Capitalism is great as long as it allows generation of profit from labor and service. The egalitarian frameworks of capitalism collapse when people use money as a commodity to generate more money. Equities and Derivatives have shed their primary purpose, that of capital distribution and risk mitigation. The focus has now shifted towards trading these instruments as commodities to make huge profits. And the onus of this ill lies squarely upon the middlemen, the Investment Banks and Fund Managers. These middle men do not care about the well being of their customers. For them speculative transactions are sources of income and they thrive off them. This sector flourishes purely on the treatment of money as a commodity. Our financial systems need to recognize money as what it was meant to be, an instrument for exchange of goods and services, not a commodity!
J. Palmer said:
Thanks, Raunak.
I have to admit that I would have never fully understood derivatives and credit default swaps had it not been for the documentary “Inside Job.”

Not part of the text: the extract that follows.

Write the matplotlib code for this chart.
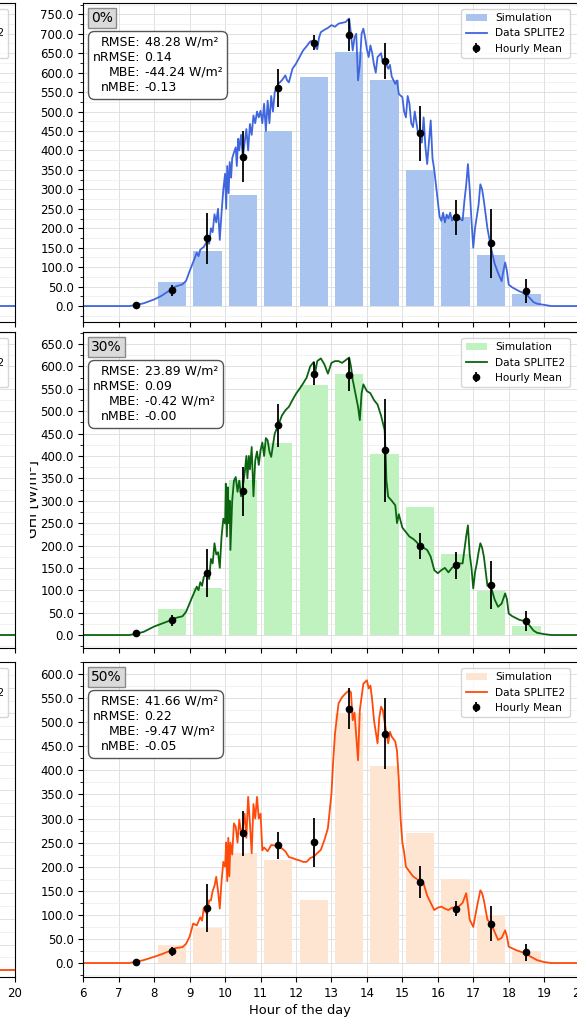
import matplotlib
matplotlib.use("Agg")
import matplotlib.pyplot as plt
from matplotlib.ticker import MultipleLocator, FormatStrFormatter
from matplotlib.offsetbox import TextArea, HPacker, AnchoredOffsetbox, AnchoredText
from matplotlib.patches import Patch
from matplotlib.lines import Line2D
from matplotlib.transforms import Bbox, TransformedBbox

# hourly bins
mean_hours = [7.5, 8.5, 9.5, 10.5, 11.5, 12.5, 13.5, 14.5, 15.5, 16.5, 17.5, 18.5]
sim_hours = [8.5, 9.5, 10.5, 11.5, 12.5, 13.5, 14.5, 15.5, 16.5, 17.5, 18.5]

# ---- 0 % shading ----
sim_0 = [62, 142, 286, 451, 590, 652, 582, 350, 229, 131, 31]
mean_0 = [3, 40, 174, 384, 561, 677, 697, 629, 444, 228, 161, 39]
std_0 = [0, 15, 66, 65, 49, 20, 41, 46, 70, 45, 88, 30]
meas_0_hours = [6.0, 7.3, 7.5, 7.7, 8.0, 8.2, 8.4, 8.5, 8.6, 8.8, 8.9, 9.0, 9.1, 9.2, 9.25,
                9.3, 9.4, 9.5, 9.55, 9.6, 9.65, 9.7, 9.75, 9.8, 9.85, 9.9, 9.95, 10.0, 10.03,
                10.06, 10.1, 10.13, 10.17, 10.2, 10.25, 10.3, 10.33, 10.37, 10.4, 10.45, 10.5,
                10.55, 10.6, 10.65, 10.7, 10.75, 10.8, 10.85, 10.9, 10.95, 11.0, 11.05, 11.1,
                11.15, 11.2, 11.25, 11.3, 11.35, 11.4, 11.5, 11.6, 11.7, 11.75, 11.8, 11.9,
                12.0, 12.1, 12.2, 12.3, 12.4, 12.5, 12.55, 12.6, 12.65, 12.7, 12.8, 12.9,
                13.0, 13.1, 13.2, 13.3, 13.4, 13.45, 13.5, 13.55, 13.6, 13.65, 13.7, 13.75,
                13.8, 13.85, 13.9, 13.95, 14.0, 14.05, 14.1, 14.15, 14.2, 14.25, 14.3, 14.4,
                14.45, 14.5, 14.6, 14.65, 14.7, 14.8, 14.85, 14.9, 15.0, 15.05, 15.1, 15.15,
                15.2, 15.25, 15.3, 15.35, 15.4, 15.45, 15.5, 15.55, 15.6, 15.65, 15.7, 15.75,
                15.8, 15.85, 15.9, 15.95, 16.0, 16.05, 16.1, 16.15, 16.2, 16.25, 16.3, 16.35,
                16.4, 16.5, 16.6, 16.7, 16.75, 16.8, 16.85, 16.9, 16.95, 17.0, 17.05, 17.1,
                17.15, 17.2, 17.25, 17.3, 17.4, 17.5, 17.6, 17.7, 17.8, 17.85, 17.9, 17.95,
                18.0, 18.1, 18.2, 18.3, 18.4, 18.5, 18.6, 18.7, 18.8, 19.0, 19.2, 20.0]
meas_0_ghi = [0, 0, 3, 7, 17, 26, 38, 43, 50, 56, 65, 90, 113, 137, 128,
              145, 152, 168, 160, 200, 190, 236, 215, 250, 170, 240, 300, 340, 250,
              360, 290, 370, 330, 380, 395, 408, 360, 430, 400, 440, 382,
              420, 455, 400, 468, 440, 490, 470, 500, 485, 502, 470, 520,
              450, 528, 470, 540, 500, 550, 571, 580, 593, 580, 575, 610,
              623, 640, 657, 668, 680, 683, 665, 660, 690, 704, 710, 715,
              722, 718, 726, 728, 730, 735, 739, 700, 657, 690, 700, 580,
              620, 700, 713, 690, 660, 640, 670, 650, 620, 600, 640, 650,
              625, 631, 610, 620, 590, 571, 580, 545, 537, 500, 485, 540,
              520, 470, 460, 500, 470, 440, 451, 420, 485, 410, 365, 420,
              477, 380, 350, 310, 270, 230, 219, 240, 215, 235, 225, 240,
              220, 228, 225, 220, 270, 310, 365, 300, 220, 150, 200, 230,
              260, 313, 300, 270, 200, 150, 110, 85, 64, 90, 112, 90,
              55, 48, 43, 38, 34, 30, 20, 10, 6, 3, 0, 0]
stats_0 = ["48.28 W/m²", "0.14", "-44.24 W/m²", "-0.13"]

# ---- 30 % shading ----
sim_30 = [59, 104, 346, 428, 558, 584, 405, 285, 180, 99, 21]
mean_30 = [4, 33, 139, 321, 469, 584, 582, 413, 199, 156, 112, 31]
std_30 = [0, 12, 54, 55, 48, 26, 36, 115, 30, 30, 53, 23]
meas_30_hours = [6.0, 7.3, 7.5, 7.7, 8.0, 8.2, 8.4, 8.5, 8.6, 8.8, 8.9, 9.0, 9.1, 9.2, 9.25,
                 9.3, 9.35, 9.4, 9.5, 9.55, 9.6, 9.65, 9.7, 9.75, 9.8, 9.85, 9.9, 9.95, 10.0,
                 10.02, 10.05, 10.08, 10.1, 10.13, 10.15, 10.2, 10.25, 10.3, 10.35, 10.4,
                 10.45, 10.5, 10.55, 10.6, 10.63, 10.67, 10.7, 10.75, 10.8, 10.85, 10.9,
                 10.95, 11.0, 11.05, 11.1, 11.15, 11.2, 11.25, 11.3, 11.4, 11.5, 11.6, 11.7,
                 11.8, 11.9, 12.0, 12.1, 12.2, 12.3, 12.4, 12.5, 12.55, 12.6, 12.7, 12.8,
                 12.9, 13.0, 13.1, 13.2, 13.3, 13.4, 13.5, 13.55, 13.6, 13.7, 13.75, 13.8,
                 13.85, 13.9, 14.0, 14.1, 14.2, 14.3, 14.4, 14.5, 14.53, 14.55, 14.6, 14.7,
                 14.8, 14.85, 14.9, 15.0, 15.1, 15.2, 15.3, 15.4, 15.5, 15.6, 15.7, 15.8,
                 15.9, 16.0, 16.1, 16.2, 16.3, 16.4, 16.5, 16.6, 16.7, 16.75, 16.8, 16.85,
                 16.9, 16.95, 17.0, 17.05, 17.1, 17.15, 17.2, 17.25, 17.3, 17.4, 17.5, 17.6,
                 17.7, 17.8, 17.9, 17.95, 18.0, 18.1, 18.2, 18.3, 18.4, 18.5, 18.6, 18.7,
                 18.8, 19.0, 19.2, 20.0]
meas_30_ghi = [0, 0, 3, 7, 19, 25, 31, 33, 38, 42, 52, 71, 90, 108, 100,
               118, 110, 130, 138, 125, 170, 160, 205, 180, 185, 150, 220, 260, 249,
               338, 220, 330, 250, 300, 190, 300, 345, 353, 320, 345,
               310, 331, 360, 400, 350, 400, 370, 420, 310, 390, 410,
               380, 413, 430, 400, 440, 435, 410, 398, 450, 469, 490, 502,
               510, 525, 539, 550, 562, 575, 600, 610, 590, 612, 618, 605,
               584, 608, 612, 612, 608, 614, 620, 600, 570, 530, 510, 480,
               540, 560, 545, 540, 525, 515, 490, 458, 400, 346, 309, 300,
               290, 250, 270, 240, 230, 220, 215, 208, 197, 195, 190, 175,
               145, 138, 145, 150, 140, 150, 156, 160, 160, 190, 220, 245,
               180, 150, 104, 140, 160, 185, 205, 195, 175, 110, 108, 80,
               63, 70, 93, 80, 48, 42, 38, 34, 32, 30, 20, 10,
               5, 2, 0, 0]
stats_30 = ["23.89 W/m²", "0.09", "-0.42 W/m²", "-0.00"]

# ---- 50 % shading ----
sim_50 = [37, 72, 228, 214, 131, 520, 409, 271, 174, 100, 24]
mean_50 = [3, 24, 115, 269, 245, 251, 528, 476, 169, 113, 82, 22]
std_50 = [0, 9, 50, 47, 28, 51, 42, 74, 33, 15, 37, 17]
meas_50_hours = [6.0, 7.3, 7.5, 7.7, 8.0, 8.2, 8.4, 8.5, 8.6, 8.8, 8.9, 9.0, 9.1, 9.2, 9.3,
                 9.35, 9.4, 9.45, 9.5, 9.55, 9.6, 9.65, 9.7, 9.75, 9.8, 9.85, 9.9, 9.95,
                 10.0, 10.03, 10.06, 10.09, 10.12, 10.15, 10.2, 10.25, 10.3, 10.35, 10.4,
                 10.45, 10.5, 10.55, 10.6, 10.65, 10.7, 10.75, 10.8, 10.85, 10.9, 10.95,
                 11.0, 11.05, 11.1, 11.2, 11.3, 11.4, 11.5, 11.6, 11.7, 11.8, 11.9, 12.0,
                 12.1, 12.2, 12.3, 12.4, 12.5, 12.6, 12.7, 12.8, 12.9, 13.0, 13.05, 13.1,
                 13.2, 13.3, 13.4, 13.5, 13.55, 13.6, 13.65, 13.7, 13.75, 13.8, 13.9, 14.0,
                 14.05, 14.1, 14.15, 14.2, 14.25, 14.3, 14.35, 14.4, 14.45, 14.5, 14.6,
                 14.65, 14.7, 14.8, 14.85, 14.9, 14.95, 15.0, 15.05, 15.1, 15.2, 15.3, 15.4,
                 15.5, 15.6, 15.7, 15.8, 15.9, 16.0, 16.1, 16.2, 16.3, 16.4, 16.5, 16.6,
                 16.7, 16.8, 16.85, 16.9, 17.0, 17.1, 17.2, 17.25, 17.3, 17.4, 17.5, 17.6,
                 17.7, 17.8, 17.9, 17.95, 18.0, 18.2, 18.4, 18.5, 18.6, 18.8, 19.0, 19.2,
                 20.0]
meas_50_ghi = [0, 0, 3, 6, 13, 18, 24, 27, 31, 33, 40, 55, 82, 78, 95,
               88, 115, 105, 103, 130, 130, 150, 160, 179, 150, 113, 170, 210,
               200, 250, 170, 260, 180, 250, 225, 290, 283, 250, 298,
               270, 280, 310, 260, 345, 290, 228, 330, 300, 345, 300,
               310, 234, 240, 232, 245, 244, 241, 238, 232, 220, 218, 215,
               213, 210, 210, 218, 221, 228, 235, 255, 280, 352, 420, 477,
               539, 552, 560, 566, 562, 504, 520, 470, 421, 525, 580, 587,
               570, 576, 545, 504, 480, 456, 510, 532, 525, 500, 456,
               480, 470, 460, 440, 380, 300, 250, 230, 200, 190, 180, 175,
               169, 165, 140, 125, 110, 115, 117, 113, 110, 115, 113, 118,
               125, 145, 120, 90, 75, 115, 151, 145, 130, 90, 82, 65,
               48, 52, 68, 55, 34, 27, 22, 21, 14, 6, 2, 0,
               0]
stats_50 = ["41.66 W/m²", "0.22", "-9.47 W/m²", "-0.05"]

# evening tails of the neighbouring column
left_tail_hours = [18.5, 20.0]
left_tail_ghi = [0.0, 0.0]

stat_names = "RMSE:\nnRMSE:\nMBE:\nnMBE:"
legend_labels = ["Simulation", "Data SPLITE2", "Hourly Mean"]

panels = [
    dict(tag="0%", sim=sim_0, mean=mean_0, std=std_0, hours=meas_0_hours, ghi=meas_0_ghi,
         stats=stats_0, line="#3f66dd", bar="#aac4f0", ylim=(-41, 779), rect=(3, 322)),
    dict(tag="30%", sim=sim_30, mean=mean_30, std=std_30, hours=meas_30_hours, ghi=meas_30_ghi,
         stats=stats_30, line="#0b6410", bar="#c0f2c0", ylim=(-29, 677), rect=(332, 648)),
    dict(tag="50%", sim=sim_50, mean=mean_50, std=std_50, hours=meas_50_hours, ghi=meas_50_ghi,
         stats=stats_50, line="#ff4a0a", bar="#fde5d2", ylim=(-29, 625), rect=(662, 977)),
]

W, H = 577, 1019
fig = plt.figure(figsize=(W / 100, H / 100), dpi=100)

x0, x1 = 83.3, 579.6
ax_w = (x1 - x0) / W


def style_grid(ax):
    ax.set_axisbelow(True)
    ax.xaxis.set_major_locator(MultipleLocator(1))
    ax.yaxis.set_major_locator(MultipleLocator(50))
    ax.yaxis.set_minor_locator(MultipleLocator(25))
    ax.yaxis.set_major_formatter(FormatStrFormatter("%.1f"))
    ax.grid(which="major", color="#dcdcdc", lw=0.6)
    ax.grid(which="minor", axis="y", color="#ececec", lw=0.5)
    ax.tick_params(labelsize=8.5)


for i, p in enumerate(panels):
    top, bot = p["rect"]
    bottom = (H - bot) / H
    height = (bot - top) / H

    # neighbouring column, mostly outside the canvas
    axl = fig.add_axes([(15 - (x1 - x0)) / W, bottom, ax_w, height])
    style_grid(axl)
    axl.plot(left_tail_hours, left_tail_ghi, color=p["line"], lw=1.3)
    axl.set_xlim(6, 20)
    axl.set_ylim(p["ylim"] if i < 2 else (-13, 600))
    axl.tick_params(labelleft=False)
    proxies = [Patch(color=p["bar"]), Line2D([], [], color=p["line"], lw=1.3),
               Line2D([], [], color="k", marker="o", ms=4, ls="none")]
    axl.legend(proxies, legend_labels, loc="upper right", fontsize=7.6,
               bbox_to_anchor=(1 - 7 / (x1 - x0), 1 - 6 / (bot - top)), borderaxespad=0)
    if i < 2:
        axl.tick_params(labelbottom=False)

    ax = fig.add_axes([x0 / W, bottom, ax_w, height])
    style_grid(ax)
    bars = ax.bar(sim_hours, p["sim"], width=0.8, color=p["bar"], zorder=1)
    line, = ax.plot(p["hours"], p["ghi"], color=p["line"], lw=1.3, zorder=2)
    eb = ax.errorbar(mean_hours, p["mean"], yerr=p["std"], fmt="o", color="k", ms=4.5,
                     elinewidth=1.3, capsize=0, zorder=3)
    ax.set_xlim(6, 20)
    ax.set_ylim(*p["ylim"])
    ax.legend([bars, line, eb], legend_labels, loc="upper right", fontsize=7.6,
              bbox_to_anchor=(1 - 10 / (x1 - x0), 1 - 6 / (bot - top)), borderaxespad=0)

    tag = AnchoredText(p["tag"], loc="upper left", prop=dict(size=10), pad=0.22,
                       borderpad=0.36, frameon=True)
    tag.patch.set_facecolor("#dadada")
    tag.patch.set_edgecolor("#8a8a8a")
    ax.add_artist(tag)

    names = TextArea(stat_names, textprops=dict(size=9, multialignment="right"))
    values = TextArea("\n".join(p["stats"]), textprops=dict(size=9, multialignment="left"))
    packed = HPacker(children=[names, values], align="top", pad=0, sep=3)
    box = AnchoredOffsetbox(loc="upper left", child=packed, pad=0.35, borderpad=0,
                            frameon=True, bbox_to_anchor=(0.0095, 1 - 28 / (bot - top)),
                            bbox_transform=ax.transAxes)
    box.patch.set_boxstyle("round,pad=0,rounding_size=0.45")
    box.patch.set_edgecolor("#555555")
    ax.add_artist(box)

    if i < 2:
        ax.tick_params(labelbottom=False)
    else:
        ax.set_xlabel("Hour of the day", fontsize=9.4)
        ax.xaxis.set_label_coords((300 - x0) / (x1 - x0), -0.085)

    if i == 1:
        ax.set_ylabel("GHI [W/m²]", fontsize=10)
        ax.yaxis.set_label_coords((40 - x0) / (x1 - x0), 0.47)
        lbl = ax.yaxis.label
        lbl.set_clip_box(TransformedBbox(Bbox([[30 / W, 0], [1, 1]]), fig.transFigure))
        lbl.set_clip_on(True)

fig.savefig("out.png", dpi=100)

I highly recommend that movie for anyone who wants a clear explanation of why economies around the world are imploding.
Raunak said:
Thanks for that info…will check out the documentary for sure. I find it funny at times that I studied Equity and Credit Derivatives at Columbia Business School a year before the 2008 crash occurred…and to think that I was being taught by the VPs of Goldman Sachs! It was while studying the subjects that I realized that it was nothing but gambling and I was really good at it :) but since I never believed in its core principles I decided not to explore opportunities in Wall Street.
J. Palmer said:
I am sure there is a proverb out there somewhere that says “the wisest choice is not always the most profitable one.”
J. Palmer said:
Not that I am huge fan of Thomas Jefferson, but judging by the following quotation, I doubt he would accept modern free market capitalism as the best system for America:
“Experience demands that man is the only animal which devours his own kind, for I can apply no milder term to the general prey of the rich on the poor.”